Can you spot the difference between the two rows below?
/images/räksmörgås.jpg
/images/räksmörgås.jpg
I couldn’t.
My browser however insisted that there was no “räksmörgås.jpg” on the webserver – a file that from my point of view clearly was there.
Since the error only occurred with filenames containing the letters å,ä & ö I at first suspected that there was an issue with mixing up UTF-8 and ISO-8859-1, however, this wasn’t the case.
My next course of action was to urlencode the requested filename and the filename from the server, and this is when I found something interesting!
ra%CC%88ksmo%CC%88rga%CC%8As
r%C3%A4ksm%C3%B6rg%C3%A5s
Now you see the difference, right?
The reason behind the difference is that there are multiple ways to represent the common Swedish letters å, ä and ö (and other non-ascii letters aswell – but for readabiltiy, let’s keep it short).
If we look at the char codes for three letters that were causing trouble in my case:
Letter | Mac OSX | Linux
-------+-----------+------
å | 97 + 778 | 228
ä | 97 + 776 | 229
ö | 111 + 776 | 246
Notice the pattern?
Mac uses ”a” (97) and ”o” (111) and then adds the circle (778) or the dots (776). Linux however has a diffrent char entirely.
There are multiple standards for representing characters in unicode, the competing normal forms here are ”Canonical Decomposition” (NFD) and ”Canonical Composition” (NFC) – and I needed to convert between the two.
My solution
I had this error on a server where files had been stored on a Mac and then re-uploaded to a Linux server.
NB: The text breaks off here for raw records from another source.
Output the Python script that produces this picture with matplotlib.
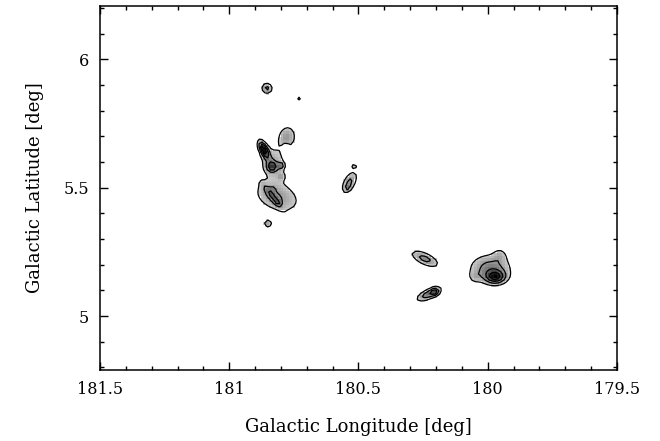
import numpy as np
import matplotlib
matplotlib.use("Agg")
from matplotlib import pyplot as plt
from matplotlib.ticker import MultipleLocator

# clumps: galactic longitude, latitude, peak, width along / across, tilt (deg on screen)
clump_lon = [180.854, 180.777, 180.730,
             180.777, 180.781,
             180.866, 180.835, 180.800, 180.830, 180.800,
             180.815, 180.835, 180.832, 180.812,
             180.850,
             180.535, 180.542, 180.517,
             180.243, 180.227, 180.204,
             179.990, 179.970, 179.953, 180.050]
clump_lat = [5.887, 5.848, 5.848,
             5.696, 5.660,
             5.648, 5.582, 5.586, 5.598, 5.543,
             5.465, 5.469, 5.495, 5.442,
             5.360,
             5.520, 5.500, 5.585,
             5.223, 5.086, 5.094,
             5.185, 5.152, 5.238, 5.152]
clump_amp = [2.3, 1.05, 1.4,
             2.0, -1.6,
             4.3, 2.6, 2.0, 1.6, 1.15,
             2.0, 1.5, 0.8, 0.8,
             1.7,
             2.3, 1.0, 1.4,
             2.4, 2.8, 1.8,
             2.5, 3.3, 1.0, 0.8]
clump_sa = [0.015, 0.004, 0.008,
            0.032, 0.009,
            0.025, 0.014, 0.008, 0.048, 0.010,
            0.065, 0.040, 0.008, 0.008,
            0.012,
            0.033, 0.006, 0.008,
            0.040, 0.035, 0.010,
            0.055, 0.026, 0.018, 0.015]
clump_sb = [0.015, 0.004, 0.008,
            0.024, 0.009,
            0.010, 0.014, 0.008, 0.036, 0.010,
            0.040, 0.009, 0.008, 0.008,
            0.012,
            0.016, 0.006, 0.008,
            0.016, 0.013, 0.010,
            0.038, 0.017, 0.018, 0.015]
clump_pa = [0, 0, 0,
            80, 0,
            -65, 0, 0, -70, 0,
            -20, -52, 0, 0,
            0,
            63, 0, 0,
            -25, 25, 0,
            0, 0, 0, 0]

contour_levels = [1.0, 2.0, 3.0, 4.0]

lon = np.arange(181.5, 179.5, -0.011)
lat = np.arange(4.79, 6.21, 0.011)
L, B = np.meshgrid(lon, lat)

# sum of elliptical gaussians, tilt measured on screen (longitude increases leftward)
field = np.zeros_like(L)
for l0, b0, a, sa, sb, pa in zip(clump_lon, clump_lat, clump_amp, clump_sa, clump_sb, clump_pa):
    dx = -(L - l0)
    dy = B - b0
    t = np.radians(pa)
    u = dx * np.cos(t) + dy * np.sin(t)
    v = -dx * np.sin(t) + dy * np.cos(t)
    field += a * np.exp(-0.5 * ((u / sa) ** 2 + (v / sb) ** 2))

shade = np.ma.masked_less(field, 1.0)

plt.rcParams["font.family"] = "DejaVu Serif"
fig = plt.figure(figsize=(6.6, 4.41), dpi=100)
ax = fig.add_axes([0.1515, 0.161, 0.7833, 0.825])

ax.pcolormesh(L, B, shade, cmap="gray_r", vmin=0, vmax=5, shading="nearest")
ax.contour(L, B, field, levels=contour_levels, colors="black", linewidths=0.9)

ax.set_xlim(181.5, 179.5)
ax.set_ylim(4.79, 6.207)
ax.xaxis.set_major_locator(MultipleLocator(0.5))
ax.xaxis.set_minor_locator(MultipleLocator(0.1))
ax.yaxis.set_major_locator(MultipleLocator(0.5))
ax.yaxis.set_minor_locator(MultipleLocator(0.1))
ax.xaxis.set_major_formatter(plt.FuncFormatter(lambda v, p: "%g" % v))
ax.yaxis.set_major_formatter(plt.FuncFormatter(lambda v, p: "%g" % v))
ax.tick_params(which="both", direction="in", top=True, right=True, labelsize=11.5, pad=8)
ax.tick_params(which="major", length=6, width=1)
ax.tick_params(which="minor", length=3, width=1)
for s in ax.spines.values():
    s.set_linewidth(1.1)

ax.set_xlabel("Galactic Longitude [deg]", fontsize=13, labelpad=14)
ax.set_ylabel("Galactic Latitude [deg]", fontsize=13, labelpad=14)

fig.savefig("out.png", dpi=100)
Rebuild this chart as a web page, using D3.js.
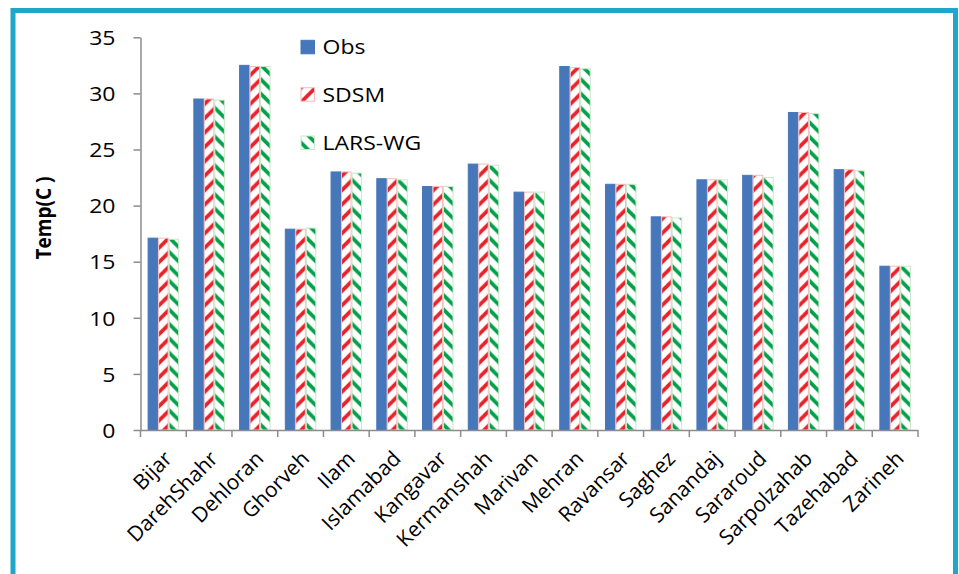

I didn’t have shell access to the server so I fixed it by using the following PHP-code that looped through all affected files and updated their names:
<?php
// Normalizes all filenames in folder
foreach(glob("*", 2) as $file){
$after = Normalizer::normalize($file, Normalizer::FORM_C);
if($file !== $after){
rename($file, $after);
}
}
You could probably use iconv or similar tools to achieve the same thing easier if you’ve got shell-access (or php exec is enabled).
Fun fact: Räksmörgås is a commonly used Swedish word used for testing that the non-ascii ÅÄÖ is working correctly.